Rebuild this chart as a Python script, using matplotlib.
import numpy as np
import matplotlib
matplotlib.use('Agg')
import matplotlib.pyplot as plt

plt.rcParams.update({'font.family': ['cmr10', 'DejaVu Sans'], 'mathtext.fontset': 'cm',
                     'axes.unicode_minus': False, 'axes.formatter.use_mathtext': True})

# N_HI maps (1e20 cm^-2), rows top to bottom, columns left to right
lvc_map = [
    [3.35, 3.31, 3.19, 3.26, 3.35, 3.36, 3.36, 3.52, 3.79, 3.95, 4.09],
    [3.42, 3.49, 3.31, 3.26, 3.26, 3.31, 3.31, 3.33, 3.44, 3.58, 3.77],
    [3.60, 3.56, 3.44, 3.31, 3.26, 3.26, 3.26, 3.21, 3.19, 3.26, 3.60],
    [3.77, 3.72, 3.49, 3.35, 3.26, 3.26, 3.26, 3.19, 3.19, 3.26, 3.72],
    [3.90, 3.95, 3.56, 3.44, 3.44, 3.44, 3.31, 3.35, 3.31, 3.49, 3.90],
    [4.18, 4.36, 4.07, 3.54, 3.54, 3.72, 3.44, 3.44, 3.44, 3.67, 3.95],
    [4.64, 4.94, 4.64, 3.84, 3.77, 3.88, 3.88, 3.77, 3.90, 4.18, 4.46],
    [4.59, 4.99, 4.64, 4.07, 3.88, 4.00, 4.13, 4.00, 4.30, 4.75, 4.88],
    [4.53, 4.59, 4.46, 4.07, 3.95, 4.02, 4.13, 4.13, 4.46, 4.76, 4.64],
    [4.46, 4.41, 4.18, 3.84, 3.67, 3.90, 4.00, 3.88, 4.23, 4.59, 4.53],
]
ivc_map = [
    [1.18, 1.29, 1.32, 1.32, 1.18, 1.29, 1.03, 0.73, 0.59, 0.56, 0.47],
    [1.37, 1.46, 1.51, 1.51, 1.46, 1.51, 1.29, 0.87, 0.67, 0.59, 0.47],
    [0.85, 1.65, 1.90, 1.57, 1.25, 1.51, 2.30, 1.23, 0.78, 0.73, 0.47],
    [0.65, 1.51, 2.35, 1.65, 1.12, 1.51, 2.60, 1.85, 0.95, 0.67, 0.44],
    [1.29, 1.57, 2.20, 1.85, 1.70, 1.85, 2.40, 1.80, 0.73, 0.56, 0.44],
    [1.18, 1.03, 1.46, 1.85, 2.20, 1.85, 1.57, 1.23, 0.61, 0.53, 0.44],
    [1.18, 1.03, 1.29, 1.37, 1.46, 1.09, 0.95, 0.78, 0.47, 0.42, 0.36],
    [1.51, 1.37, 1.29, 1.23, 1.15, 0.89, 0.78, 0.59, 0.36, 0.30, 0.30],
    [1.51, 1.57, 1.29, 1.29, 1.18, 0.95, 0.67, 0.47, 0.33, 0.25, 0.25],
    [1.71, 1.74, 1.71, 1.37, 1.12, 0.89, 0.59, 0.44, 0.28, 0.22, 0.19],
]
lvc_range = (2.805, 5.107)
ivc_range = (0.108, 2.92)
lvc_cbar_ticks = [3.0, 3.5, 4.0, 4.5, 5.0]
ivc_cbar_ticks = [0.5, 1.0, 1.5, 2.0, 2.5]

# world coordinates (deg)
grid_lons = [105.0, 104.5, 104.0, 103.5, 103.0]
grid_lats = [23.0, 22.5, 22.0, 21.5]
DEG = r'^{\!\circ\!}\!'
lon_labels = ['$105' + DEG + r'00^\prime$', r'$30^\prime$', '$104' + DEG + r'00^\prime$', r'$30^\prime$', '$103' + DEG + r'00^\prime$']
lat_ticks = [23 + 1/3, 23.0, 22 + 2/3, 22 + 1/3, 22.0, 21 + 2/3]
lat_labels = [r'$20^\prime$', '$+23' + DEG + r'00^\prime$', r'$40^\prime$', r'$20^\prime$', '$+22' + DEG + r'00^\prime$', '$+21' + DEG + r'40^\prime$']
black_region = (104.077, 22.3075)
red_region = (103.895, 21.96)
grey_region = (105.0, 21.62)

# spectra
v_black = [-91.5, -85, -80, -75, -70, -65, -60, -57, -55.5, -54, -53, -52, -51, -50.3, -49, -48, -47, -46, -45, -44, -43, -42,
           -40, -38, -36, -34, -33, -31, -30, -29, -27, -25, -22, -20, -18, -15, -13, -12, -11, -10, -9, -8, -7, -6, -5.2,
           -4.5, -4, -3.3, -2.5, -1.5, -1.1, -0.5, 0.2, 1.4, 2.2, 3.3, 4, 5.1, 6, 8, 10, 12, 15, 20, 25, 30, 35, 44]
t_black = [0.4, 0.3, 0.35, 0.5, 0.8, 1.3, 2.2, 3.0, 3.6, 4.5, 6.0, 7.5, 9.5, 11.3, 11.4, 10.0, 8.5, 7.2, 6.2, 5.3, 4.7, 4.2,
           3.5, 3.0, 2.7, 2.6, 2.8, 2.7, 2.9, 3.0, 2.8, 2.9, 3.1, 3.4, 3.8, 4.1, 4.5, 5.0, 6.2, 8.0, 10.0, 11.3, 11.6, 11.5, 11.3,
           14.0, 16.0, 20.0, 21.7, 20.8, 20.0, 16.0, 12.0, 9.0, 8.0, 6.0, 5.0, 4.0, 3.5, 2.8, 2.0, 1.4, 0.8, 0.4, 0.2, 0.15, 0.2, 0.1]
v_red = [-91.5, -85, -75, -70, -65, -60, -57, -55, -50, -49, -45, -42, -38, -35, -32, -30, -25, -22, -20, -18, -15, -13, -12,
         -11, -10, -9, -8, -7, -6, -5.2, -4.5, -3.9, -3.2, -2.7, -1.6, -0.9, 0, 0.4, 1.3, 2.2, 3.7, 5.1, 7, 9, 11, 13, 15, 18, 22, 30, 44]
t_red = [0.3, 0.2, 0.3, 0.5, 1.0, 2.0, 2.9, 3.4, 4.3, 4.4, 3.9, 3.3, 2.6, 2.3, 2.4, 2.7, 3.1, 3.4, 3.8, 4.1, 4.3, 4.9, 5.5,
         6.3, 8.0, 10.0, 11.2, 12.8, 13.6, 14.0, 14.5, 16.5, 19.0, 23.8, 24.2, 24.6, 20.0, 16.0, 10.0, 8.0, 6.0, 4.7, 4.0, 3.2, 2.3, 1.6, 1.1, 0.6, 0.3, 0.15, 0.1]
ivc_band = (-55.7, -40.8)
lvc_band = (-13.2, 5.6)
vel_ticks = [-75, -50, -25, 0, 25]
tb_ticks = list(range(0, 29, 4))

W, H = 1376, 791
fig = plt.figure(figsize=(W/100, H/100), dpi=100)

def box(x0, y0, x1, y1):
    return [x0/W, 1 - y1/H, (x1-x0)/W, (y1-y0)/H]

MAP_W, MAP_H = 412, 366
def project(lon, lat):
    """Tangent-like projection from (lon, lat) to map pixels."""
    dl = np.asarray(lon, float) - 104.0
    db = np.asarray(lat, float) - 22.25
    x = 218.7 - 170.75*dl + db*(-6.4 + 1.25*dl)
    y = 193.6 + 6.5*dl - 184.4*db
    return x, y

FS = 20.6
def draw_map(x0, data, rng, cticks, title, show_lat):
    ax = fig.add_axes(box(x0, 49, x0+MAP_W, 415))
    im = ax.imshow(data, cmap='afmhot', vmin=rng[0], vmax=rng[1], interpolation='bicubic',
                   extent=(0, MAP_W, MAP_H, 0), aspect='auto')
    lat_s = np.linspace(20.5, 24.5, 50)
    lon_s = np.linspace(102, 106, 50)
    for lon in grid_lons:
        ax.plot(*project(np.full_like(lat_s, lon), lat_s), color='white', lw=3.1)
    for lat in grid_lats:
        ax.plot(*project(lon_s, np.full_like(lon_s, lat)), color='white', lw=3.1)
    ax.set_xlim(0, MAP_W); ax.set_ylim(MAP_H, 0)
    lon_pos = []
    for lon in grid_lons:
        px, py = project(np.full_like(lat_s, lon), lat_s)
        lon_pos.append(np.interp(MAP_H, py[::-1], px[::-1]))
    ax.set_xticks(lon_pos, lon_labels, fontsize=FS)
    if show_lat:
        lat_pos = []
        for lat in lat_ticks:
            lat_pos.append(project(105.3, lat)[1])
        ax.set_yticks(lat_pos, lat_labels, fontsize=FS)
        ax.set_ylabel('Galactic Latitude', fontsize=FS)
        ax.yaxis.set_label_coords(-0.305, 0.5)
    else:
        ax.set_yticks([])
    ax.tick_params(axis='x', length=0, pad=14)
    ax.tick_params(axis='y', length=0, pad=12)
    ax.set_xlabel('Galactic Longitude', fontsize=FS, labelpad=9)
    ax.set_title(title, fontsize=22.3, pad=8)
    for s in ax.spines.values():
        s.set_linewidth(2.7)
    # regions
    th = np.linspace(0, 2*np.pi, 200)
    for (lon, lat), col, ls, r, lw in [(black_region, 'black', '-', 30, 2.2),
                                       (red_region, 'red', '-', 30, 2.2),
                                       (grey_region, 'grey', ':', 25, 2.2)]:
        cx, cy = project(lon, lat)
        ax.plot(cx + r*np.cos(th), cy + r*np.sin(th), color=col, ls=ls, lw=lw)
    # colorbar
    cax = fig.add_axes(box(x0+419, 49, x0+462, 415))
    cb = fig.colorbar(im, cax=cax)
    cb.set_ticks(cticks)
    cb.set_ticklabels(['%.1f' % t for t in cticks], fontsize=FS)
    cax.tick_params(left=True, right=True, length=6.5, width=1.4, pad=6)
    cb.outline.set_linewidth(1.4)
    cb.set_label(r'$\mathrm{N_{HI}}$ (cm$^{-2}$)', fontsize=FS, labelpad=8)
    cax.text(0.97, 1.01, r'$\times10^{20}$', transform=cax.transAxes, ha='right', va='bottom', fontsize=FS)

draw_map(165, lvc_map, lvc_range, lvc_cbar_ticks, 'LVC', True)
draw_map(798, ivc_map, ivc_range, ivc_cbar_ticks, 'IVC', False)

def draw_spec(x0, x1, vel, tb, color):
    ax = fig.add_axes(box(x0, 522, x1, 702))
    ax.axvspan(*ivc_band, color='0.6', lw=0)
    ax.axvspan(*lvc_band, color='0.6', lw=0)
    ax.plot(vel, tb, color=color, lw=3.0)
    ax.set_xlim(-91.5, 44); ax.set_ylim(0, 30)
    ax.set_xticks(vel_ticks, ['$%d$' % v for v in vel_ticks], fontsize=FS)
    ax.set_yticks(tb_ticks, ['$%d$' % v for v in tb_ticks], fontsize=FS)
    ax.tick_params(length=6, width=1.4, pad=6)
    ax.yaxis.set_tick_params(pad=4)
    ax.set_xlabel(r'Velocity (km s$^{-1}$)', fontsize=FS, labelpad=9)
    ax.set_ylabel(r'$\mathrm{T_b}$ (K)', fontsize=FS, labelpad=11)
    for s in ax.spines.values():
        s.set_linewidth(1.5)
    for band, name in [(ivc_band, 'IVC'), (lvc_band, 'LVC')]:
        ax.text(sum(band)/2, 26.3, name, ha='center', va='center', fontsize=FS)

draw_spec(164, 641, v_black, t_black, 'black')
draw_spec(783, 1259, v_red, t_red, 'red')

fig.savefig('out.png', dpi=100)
........
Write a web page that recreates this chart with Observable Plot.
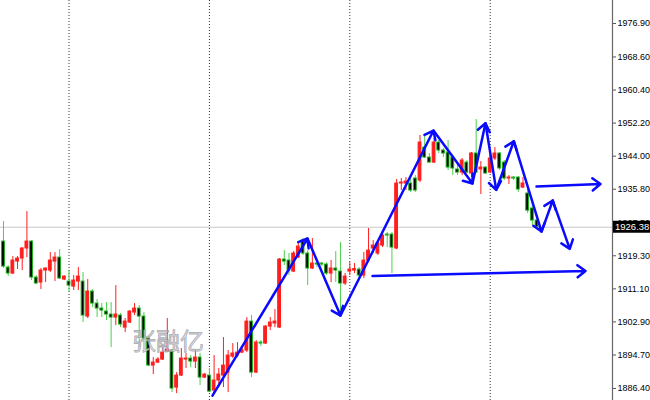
........
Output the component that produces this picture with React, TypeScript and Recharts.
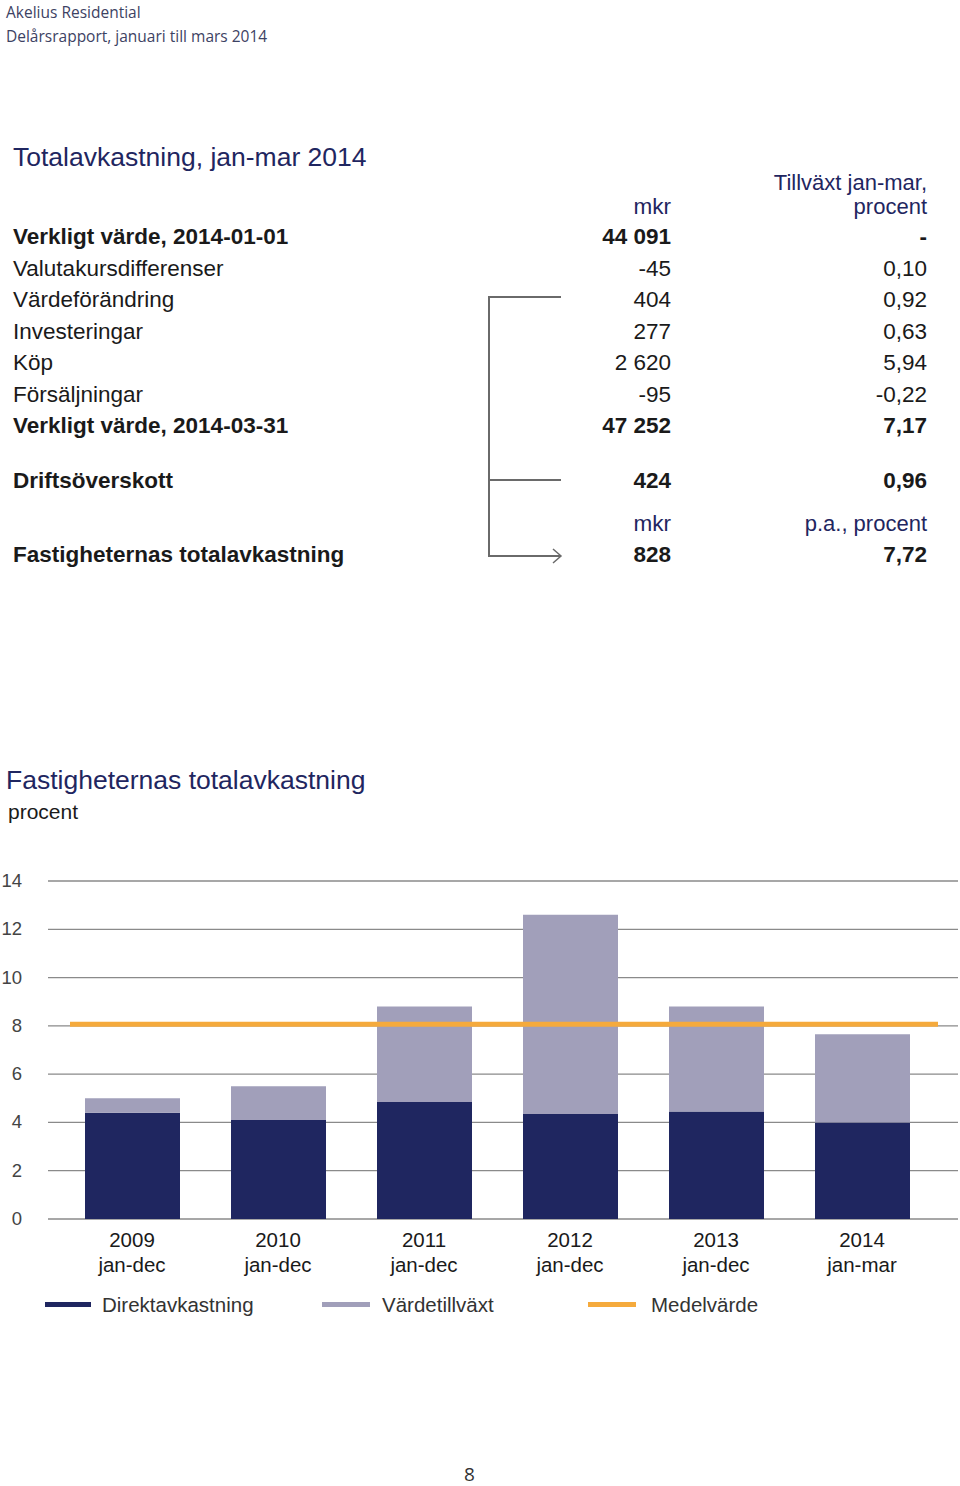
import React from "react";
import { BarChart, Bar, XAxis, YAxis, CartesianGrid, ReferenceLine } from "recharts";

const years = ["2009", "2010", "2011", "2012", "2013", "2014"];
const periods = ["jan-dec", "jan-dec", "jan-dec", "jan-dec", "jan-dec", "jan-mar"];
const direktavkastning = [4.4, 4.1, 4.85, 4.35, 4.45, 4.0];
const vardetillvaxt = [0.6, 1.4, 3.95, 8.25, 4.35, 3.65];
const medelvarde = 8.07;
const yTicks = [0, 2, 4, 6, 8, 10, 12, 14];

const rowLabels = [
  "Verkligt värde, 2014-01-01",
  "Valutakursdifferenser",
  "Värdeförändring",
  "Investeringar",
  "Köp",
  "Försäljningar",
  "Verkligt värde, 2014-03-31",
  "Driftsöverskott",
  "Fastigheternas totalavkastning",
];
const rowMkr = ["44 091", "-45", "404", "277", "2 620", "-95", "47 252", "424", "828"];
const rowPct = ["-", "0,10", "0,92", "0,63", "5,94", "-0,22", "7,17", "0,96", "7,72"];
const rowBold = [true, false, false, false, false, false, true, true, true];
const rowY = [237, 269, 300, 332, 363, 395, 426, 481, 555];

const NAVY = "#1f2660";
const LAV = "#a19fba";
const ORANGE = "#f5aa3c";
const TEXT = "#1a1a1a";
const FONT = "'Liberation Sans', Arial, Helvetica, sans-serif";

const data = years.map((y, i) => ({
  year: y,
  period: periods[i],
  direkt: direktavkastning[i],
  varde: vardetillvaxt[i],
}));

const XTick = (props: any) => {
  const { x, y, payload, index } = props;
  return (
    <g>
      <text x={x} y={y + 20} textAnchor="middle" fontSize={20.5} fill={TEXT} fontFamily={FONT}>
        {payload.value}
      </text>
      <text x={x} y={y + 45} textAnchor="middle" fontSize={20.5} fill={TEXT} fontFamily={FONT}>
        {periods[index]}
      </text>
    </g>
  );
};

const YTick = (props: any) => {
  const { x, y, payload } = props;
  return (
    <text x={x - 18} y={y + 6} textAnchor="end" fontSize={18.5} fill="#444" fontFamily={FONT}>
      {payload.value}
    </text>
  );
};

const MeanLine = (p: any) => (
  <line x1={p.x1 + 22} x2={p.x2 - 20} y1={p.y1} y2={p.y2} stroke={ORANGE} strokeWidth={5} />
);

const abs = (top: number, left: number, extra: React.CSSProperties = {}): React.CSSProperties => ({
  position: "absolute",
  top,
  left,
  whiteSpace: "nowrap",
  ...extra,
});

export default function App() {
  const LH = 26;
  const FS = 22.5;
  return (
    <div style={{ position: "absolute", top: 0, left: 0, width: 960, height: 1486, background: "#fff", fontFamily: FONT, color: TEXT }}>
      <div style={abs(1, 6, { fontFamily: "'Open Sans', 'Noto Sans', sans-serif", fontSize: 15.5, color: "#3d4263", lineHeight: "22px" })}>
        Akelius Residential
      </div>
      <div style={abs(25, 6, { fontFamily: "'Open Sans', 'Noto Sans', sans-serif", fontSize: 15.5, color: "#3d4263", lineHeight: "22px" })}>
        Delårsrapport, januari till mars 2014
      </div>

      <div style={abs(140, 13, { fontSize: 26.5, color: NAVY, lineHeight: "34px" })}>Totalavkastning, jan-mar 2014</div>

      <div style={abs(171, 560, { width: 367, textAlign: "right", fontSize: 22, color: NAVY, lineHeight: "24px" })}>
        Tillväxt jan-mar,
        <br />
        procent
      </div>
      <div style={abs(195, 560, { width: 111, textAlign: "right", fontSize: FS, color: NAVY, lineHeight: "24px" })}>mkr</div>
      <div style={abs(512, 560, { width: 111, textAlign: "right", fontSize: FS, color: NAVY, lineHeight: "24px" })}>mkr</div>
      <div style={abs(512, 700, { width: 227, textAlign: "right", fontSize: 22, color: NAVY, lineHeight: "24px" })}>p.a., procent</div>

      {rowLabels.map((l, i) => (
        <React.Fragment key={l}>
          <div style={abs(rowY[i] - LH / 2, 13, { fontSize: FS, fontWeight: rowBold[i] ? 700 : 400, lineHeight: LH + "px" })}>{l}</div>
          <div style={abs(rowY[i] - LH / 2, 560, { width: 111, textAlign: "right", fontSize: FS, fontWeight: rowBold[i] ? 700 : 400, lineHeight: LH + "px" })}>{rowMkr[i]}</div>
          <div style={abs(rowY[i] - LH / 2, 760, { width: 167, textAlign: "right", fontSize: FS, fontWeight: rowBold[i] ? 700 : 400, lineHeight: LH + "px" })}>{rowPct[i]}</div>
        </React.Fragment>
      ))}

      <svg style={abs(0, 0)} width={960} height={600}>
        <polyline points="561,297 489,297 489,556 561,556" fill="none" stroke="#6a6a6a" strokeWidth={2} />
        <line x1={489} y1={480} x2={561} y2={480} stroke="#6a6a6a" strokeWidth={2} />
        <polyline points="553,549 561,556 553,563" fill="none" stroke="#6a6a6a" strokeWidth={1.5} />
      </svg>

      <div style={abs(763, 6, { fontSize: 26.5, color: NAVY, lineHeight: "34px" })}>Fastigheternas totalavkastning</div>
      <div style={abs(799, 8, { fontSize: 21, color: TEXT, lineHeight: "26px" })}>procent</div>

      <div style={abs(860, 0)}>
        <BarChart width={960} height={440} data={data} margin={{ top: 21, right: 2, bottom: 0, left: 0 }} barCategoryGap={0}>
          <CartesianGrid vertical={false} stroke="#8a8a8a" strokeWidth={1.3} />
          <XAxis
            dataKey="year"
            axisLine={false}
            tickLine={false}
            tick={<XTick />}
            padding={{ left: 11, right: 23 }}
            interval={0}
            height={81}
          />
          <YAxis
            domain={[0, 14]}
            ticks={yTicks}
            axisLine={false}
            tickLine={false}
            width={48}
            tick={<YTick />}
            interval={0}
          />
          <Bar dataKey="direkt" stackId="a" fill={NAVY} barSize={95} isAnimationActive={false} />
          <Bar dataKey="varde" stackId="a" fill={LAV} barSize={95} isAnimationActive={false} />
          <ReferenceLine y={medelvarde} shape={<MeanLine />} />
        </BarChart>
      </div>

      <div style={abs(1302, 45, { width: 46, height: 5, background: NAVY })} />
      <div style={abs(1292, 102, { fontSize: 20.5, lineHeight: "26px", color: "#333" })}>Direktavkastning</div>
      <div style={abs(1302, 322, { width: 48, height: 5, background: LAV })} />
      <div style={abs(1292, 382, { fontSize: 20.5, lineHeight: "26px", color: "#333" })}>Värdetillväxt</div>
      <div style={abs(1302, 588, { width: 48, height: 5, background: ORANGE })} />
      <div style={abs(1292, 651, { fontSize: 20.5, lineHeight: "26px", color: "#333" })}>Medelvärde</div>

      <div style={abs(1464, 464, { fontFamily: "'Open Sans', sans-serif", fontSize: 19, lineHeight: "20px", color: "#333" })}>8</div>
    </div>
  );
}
........
▶ **GOAL**: Report the number of lines above that contain the word "matplotlib", and only that number.

▶ **THE COMPLETED TASK**: 4